The New Zealand economy feels a lot like a 'Zombie Nation' that wants to keep extending the loans and pretending that eventually everything will eventually go back to normal.
Parts of our financial system and many property owners have been in a zombie-like state for much of the last two years, hoping that the lending will start again and the deals will return. No one wants to sell for a loss. Some markets are not 'clearing' by matching lower demand and higher supply with a lower price.
Instead, they are frozen in the headlights of the Global Financial Crisis.
The best and first examples of 'Zombie Nation' were in the finance company sector. All through the middle of 2008 and into 2009 finance companies stopped paying their bills and asked for more time.
They pleaded with Mums and Dads that all they needed was more time and everything would be OK.
The government helped those still alive in September 2008 by giving them a guarantee to 'extend and pretend' for a bit longer.
Moratoriums for Strategic Finance, Hanover Finance, St Laurence, Dorchester Pacific, MFS Pacific, Geneva Finance, Dominion Finance were agreed through late 2008 as debenture investors agreed that.
The government offered an extended guarantee late last year for the likes of Equitable Mortgages, South Canterbury Finance, Fisher and Paykel Finance and Marac Finance.
The major banks meanwhile were in a much stronger position, although were happy in late 2008 to accept a government guarantee. Australian shareholders pumped more than A$20 billion into these banks and they remain strong enough to keep lending. However, they have yet to 'mark to market' any significant fall in residential property prices or rural land prices. Even the big banks have been satisfied to sit on the sidelines to wait for the activity to return.
But the sorts of sales volumes and valuations we saw through 2005, 2006 and 2007 haven't returned and won't, potentially for decades.
Something changed permanently in the wake of the Global Financial Crisis. The easy, cheap foreign loans have stopped. The seemingly unstoppable and ever-accelerating rise in property prices is over.
Things aren't returning to normal. There is a new normal.
Some parts of the economy have finally worked this out and are dealing with it in the obvious way. They are lettting the market clear by setting prices that match lower demand with higher supply.
The retail sector is the most obvious.
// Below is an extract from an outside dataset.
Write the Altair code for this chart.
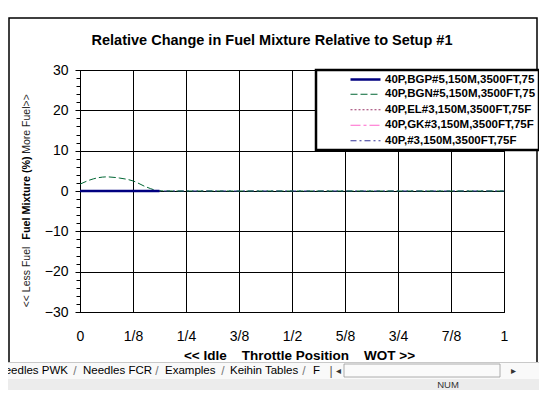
import altair as alt
import pandas as pd

# ---------------- data ----------------
series_names = [
    "40P,BGP#5,150M,3500FT,75F",
    "40P,BGN#5,150M,3500FT,75F",
    "40P,EL#3,150M,3500FT,75F",
    "40P,GK#3,150M,3500FT,75F",
    "40P,#3,150M,3500FT,75F",
]
series_colors = ["#000080", "#006633", "#993366", "#ff66cc", "#333399"]
series_dash = [[1, 0], [7, 3], [2, 2], [10, 3, 3, 3], [6, 3, 2, 3]]
series_width = [2.6, 1.0, 1.0, 1.0, 1.0]

throttle_short = [0.0, 0.03125, 0.0625, 0.09375, 0.125, 0.15625, 0.1875]
bgp5 = [0.0, 0.0, 0.0, 0.0, 0.0, 0.0, 0.0]
el3 = [0.0, 0.0, 0.0, 0.0, 0.0, 0.0, 0.0]
gk3 = [0.0, 0.0, 0.0, 0.0, 0.0, 0.0, 0.0]

throttle = [0.0, 0.03125, 0.0625, 0.09375, 0.125, 0.15625, 0.1875, 0.21875,
            0.25, 0.375, 0.5, 0.625, 0.75, 0.875, 1.0]
bgn5 = [1.7, 3.0, 3.5, 3.2, 2.5, 1.0, 0.05, 0.0, 0.0, 0.0, 0.0, 0.0, 0.0, 0.0, 0.0]
s3 = [0.0, 0.0, 0.0, 0.0, 0.0, 0.0, 0.0, 0.0, 0.0, 0.0, 0.0, 0.0, 0.0, 0.0, 0.0]

x_tick_values = [0, 0.125, 0.25, 0.375, 0.5, 0.625, 0.75, 0.875, 1]
x_tick_labels = ["0", "1/8", "1/4", "3/8", "1/2", "5/8", "3/4", "7/8", "1"]
y_major = [-30, -20, -10, 0, 10, 20, 30]
y_minor = [-30, -28, -26, -24, -22, -20, -18, -16, -14, -12, -10, -8, -6, -4, -2, 0,
           2, 4, 6, 8, 10, 12, 14, 16, 18, 20, 22, 24, 26, 28, 30]


def frame(name, xs, vals):
    return pd.DataFrame({"throttle": xs, "value": vals, "series": [name] * len(xs)})


FONT = "Liberation Sans"
W, H = 424, 242

label_expr = " : ".join(
    f"datum.value == {v} ? '{l}'" for v, l in zip(x_tick_values[:-1], x_tick_labels[:-1])
) + f" : '{x_tick_labels[-1]}'"

x_enc = alt.X(
    "throttle:Q",
    scale=alt.Scale(domain=[0, 1], nice=False, zero=False),
    axis=alt.Axis(
        values=x_tick_values, labelExpr=label_expr,
        grid=True, gridColor="black", gridOpacity=1, gridWidth=1,
        ticks=False, domain=True, domainColor="black",
        labelFont=FONT, labelFontSize=14, labelColor="black", labelPadding=17,
        labelFlush=False,
        title="<<\u00a0Idle\u00a0\u00a0\u00a0\u00a0Throttle\u00a0Position\u00a0\u00a0\u00a0\u00a0WOT\u00a0>>",
        titleFont=FONT, titleFontSize=13.5, titleFontWeight="bold", titleColor="black",
        titlePadding=5, titleX=219,
    ),
)

y_enc = alt.Y(
    "value:Q",
    scale=alt.Scale(domain=[-30, 30], nice=False),
    axis=alt.Axis(
        orient="left",
        values=y_major, grid=True, gridColor="black", gridOpacity=1, gridWidth=1,
        tickColor="black", tickSize=5, domainColor="black",
        labelFont=FONT, labelFontSize=14, labelColor="black", labelPadding=7,
        title=None,
    ),
)

color_enc = alt.Color(
    "series:N",
    scale=alt.Scale(domain=series_names, range=series_colors),
    legend=alt.Legend(
        orient="none", legendX=236, legendY=0, title=None,
        fillColor="white", strokeColor="black", padding=3,
        symbolType="M-3,0H3", symbolSize=100, symbolOffset=40,
        labelFont=FONT, labelFontSize=11.5, labelFontWeight="bold",
        labelColor="black", labelOffset=13, rowPadding=2.5, labelLimit=300,
        labelExpr="substring(datum.label, 0, 24)",
    ),
)
dash_enc = alt.StrokeDash("series:N", scale=alt.Scale(domain=series_names, range=series_dash))
width_enc = alt.StrokeWidth("series:N", scale=alt.Scale(type="ordinal", domain=series_names, range=series_width))


def line_layer(d):
    return alt.Chart(d).mark_line(interpolate="monotone").encode(
        x=x_enc, y=y_enc, color=color_enc, strokeDash=dash_enc, strokeWidth=width_enc
    )


lines = alt.layer(
    line_layer(frame(series_names[4], throttle, s3)),
    line_layer(frame(series_names[3], throttle_short, gk3)),
    line_layer(frame(series_names[2], throttle_short, el3)),
    line_layer(frame(series_names[1], throttle, bgn5)),
    line_layer(frame(series_names[0], throttle_short, bgp5)),
)

minor = alt.Chart(pd.DataFrame({"v": y_minor})).mark_point(opacity=0).encode(
    y=alt.Y("v:Q", scale=alt.Scale(domain=[-30, 30], nice=False),
            axis=alt.Axis(orient="left", values=y_minor, labels=False, grid=False,
                          domain=False, tickSize=4, tickColor="black", title=None)),
)

one = pd.DataFrame({"a": [0]})


def txt(text, x, y, size, weight="normal", angle=0, color="black", align="center"):
    return alt.Chart(one).mark_text(
        text=text, font=FONT, fontSize=size, fontWeight=weight, angle=angle,
        color=color, align=align, baseline="middle",
    ).encode(x=alt.value(x), y=alt.value(y))


def box(x, x2, y, y2, fill=None, stroke=None, sw=1.0):
    kw = {"strokeWidth": sw}
    kw["fill"] = fill if fill is not None else "transparent"
    if stroke is not None:
        kw["stroke"] = stroke
    return alt.Chart(one).mark_rect(**kw).encode(
        x=alt.value(x), x2=alt.value(x2), y=alt.value(y), y2=alt.value(y2)
    )


title = txt("Relative Change in Fuel Mixture Relative to Setup #1", 192, -29, 14.5, "bold")
yt1 = txt("<< Less Fuel", -53, 207, 10.5, angle=270, color="#222222")
yt2 = txt("Fuel Mixture (%)", -53, 128, 10.8, "bold", angle=270)
yt3 = txt("More Fuel>>", -53, 54, 10.5, angle=270, color="#222222")

border = box(-71, 457, -52, 300, stroke="black", sw=1.5)
tabbar = box(-72, 460, 292, 309, fill="#f9f9f9")
tabline = box(-72, 460, 292, 292.5, fill="#999999")
statusbar = box(-72, 460, 309, 320, fill="#ececec")
scroll = box(264, 420, 294, 307, fill="#fafafa", stroke="#999999", sw=0.8)
tabs = [
    txt("Needles PWK", -12, 301, 11.5, align="right"),
    txt("/", -5, 301, 12, color="#777777"),
    txt("Needles FCR", 3, 301, 11.5, align="left"),
    txt("/", 77, 301, 12, color="#777777"),
    txt("Examples", 85, 301, 11.5, align="left"),
    txt("/", 143, 301, 12, color="#777777"),
    txt("Keihin Tables", 150, 301, 11.5, align="left"),
    txt("/", 224, 301, 12, color="#777777"),
    txt("F", 233, 301, 11.5, align="left"),
    txt("|", 251, 301, 12, color="#555555"),
    txt("\u25c2", 258, 301, 10, color="#333333"),
    txt("\u25b8", 433, 301, 10, color="#333333"),
    txt("NUM", 368, 314.5, 9.5, color="#333333"),
]

chart = alt.layer(
    lines, minor, title, yt1, yt2, yt3, border, tabbar, tabline, statusbar, scroll, *tabs
).resolve_axis(y="independent").properties(
    width=W, height=H,
    autosize=alt.AutoSizeParams(type="none"),
    padding={"left": 72, "top": 62, "right": 35, "bottom": 78},
).configure_view(stroke="black", strokeWidth=1).configure_legend(strokeWidth=2.5)

chart.save("out.html", embed_options={"renderer": "svg", "actions": False})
Anyone walking down any main street in New Zealand in recent weeks will have noticed that every second shop has big 30 per cent to 40 per cent to 50 per cent off signs.
Retail sales volumes (but not values) rose sharply in the June quarter to their highest levels in more than three years as discounting pulled buyers out of their shells.
But that isn't happening in a widespread way in rural and residential property...yet.
It is happening where sales are being forced through by banks and receivers.
It is now happening in earnest for any assets controlled by receivers, particularly development properties overseen by finance companies.
Terralink figures show mortgagee sales now make up around 5 per cent of total sales, up from 1 per cent two years ago.
The major banks have yet to move en-masse to either revalue their loans or to call in those loans that are under water.
However, there are some early signs of loans being called from some very extended dairy farming and rural properties, but it is unlikely in the conventional residential loan books, unless there is some sort of global financial crisis that causes banks more funding grief.
The question then is how long will New Zealand's residential and rural property markets stagger on in this zombie state hoping to extend and pretend until the money-go-round starts again.
It's been more than two years now and the game is ending now for finance companies.
How much longer before buyers and sellers meet together in the middle to clear the market?
It is unlikely to happen any time soon without being forced.
Meanwhile, the economy continues to stumble on.
Japan had a similar problem through the 1990s and 2000s as banks and companies were supported by government or investors afraid to crystallise losses built up in the 1980s real estate boom that they thought would turn around.
Stock and property prices in Japan eventually fell 60 per cent over the ensuing 20 years.
Sometimes it is better to let the market clear and move on.
Only time will tell if extending and pretending is a sustainable long term solution.
It certainly hasn't worked for finance company investors who agreed to extensions in late 2008. Around 200,000 New Zealand savers have NZ$6.3 billion frozen in 59 dead or dying 'Zombie' finance companies and investment trusts.